The people side of lean is the most important and most overlooked part of lean transformations. As discussed earlier, engaging T/Ms to participate in systematic problem solving is critical to successfully keep problems from coming back and the key to that is trust. This will be even more difficult to achieve in mostly automated systems such as Industry 4.0 as more problems may be missed as the relationship of workers to the system becomes more impersonal. Therefore, from the outset it is important to promote T/M engagement by not disrespecting them by just relegating them to mindless monitoring status [4, 18].

Toyota believes firmly in the value of people and the importance of providing development opportunities for all their T/Ms, not just because it’s the right thing to do morally but because it makes economic sense [4]. Workers must feel safe to call attention to problems, if not, meaningful CI cannot take place. Establishing trust in True Lean requires creating a balanced system that meets the expectations of both the company and the workers through two-way communication. Creating policies to help meet and advocate on behalf of both the T/M’s and company’s expectations is the role of HR. Often HR policies affecting work and management performance need to be adjusted to support True Lean operation requirements such as ensuring a safe work environment, supporting training activities and aligning job performance evaluations to reflect their actions supporting both process and results.

4 Conclusions

This paper acknowledges the advantages of utilizing lean tools and concepts in conjunction with Industry 4.0 to leverage the improvements possible with increased process visibility as the result of access to real-time performance and other data. However, to be most effective, lean must be implemented in Industry 4.0 organizations with the intent to build a culture that supports standardization and problem solving with the goal of keeping problems from coming back. The system required to support this condition is called True Lean, which is a product of benchmarking TPS – a fundamentally people-oriented system. The Toyota perspective is that machines and systems cannot improve themselves, therefore an engaged workforce capable of creative and innovative problem solving is critical for sustained CI. Unfortunately, current and accurate Toyota thinking is generally not explicitly available in the lean literature, especially with respect to how fundamental concepts are operationalized.
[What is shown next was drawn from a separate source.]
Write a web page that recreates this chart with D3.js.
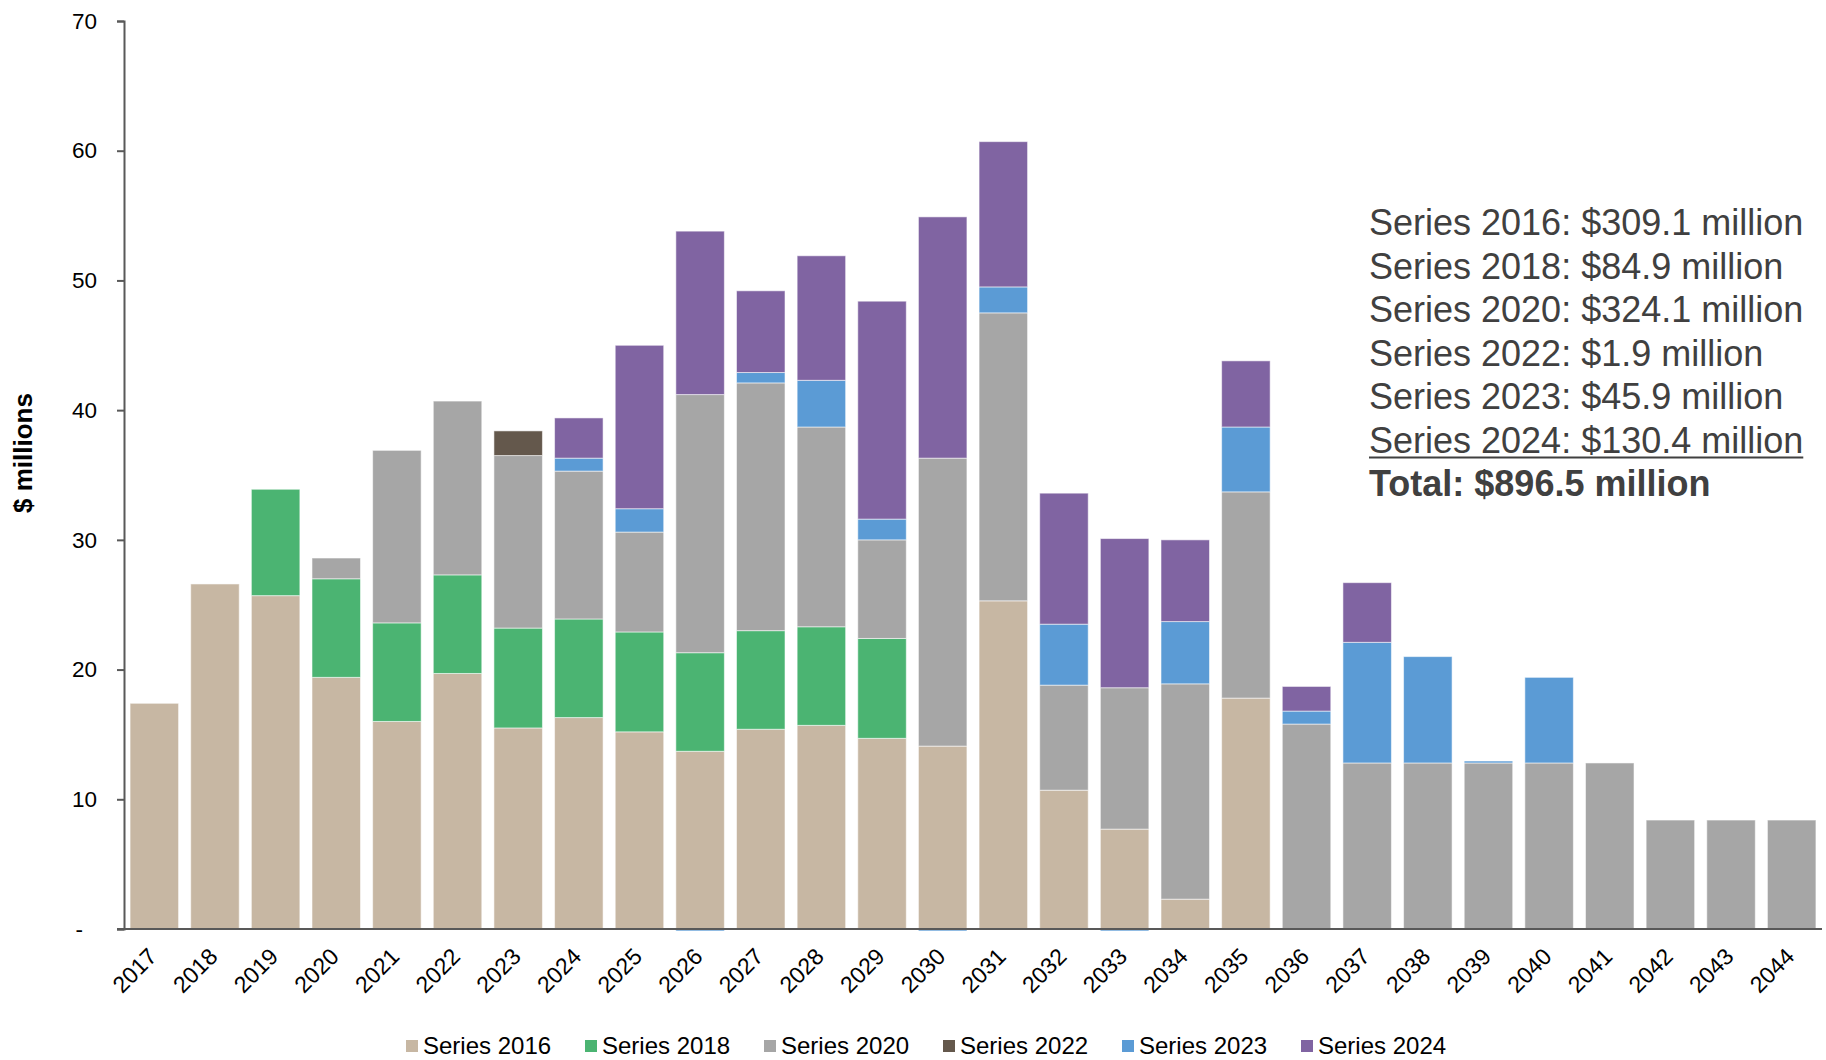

This paper’s contribution is to introduce some basic operational models developed by the University of Kentucky Lean Systems Program to help explain TPS critical thinking behind the common tools in an understandable manner, especially in the context of automated manufacturing environments such as I4.0. To promote this outcome, operational models were introduced to illustrate the operating environment and the required environment shift to prevent problem reoccurrence. The Operating Environment model shows the relationship of both temporary countermeasures (quick fix) and permanent countermeasures to standardization. It also illustrates the importance of T/M engagement, clear roles and a strong management support structure to succeed. The Operations Environment Shift model highlights the importance of separating normal (standardized work) from abnormal work to perform effective problem solving and CI.

In highlighting the importance of T/M development this paper exposes the potential risk of developing an over-reliance on data and technology while under-valuing the role of T/Ms to conduct systematic problem solving and sustain CI within Industry 4.0. Undervaluing their importance may alienate people in the system, limiting their engagement and ultimately undermine the system’s ability to achieve the full potential of Industry 4.0 and its application within PLM.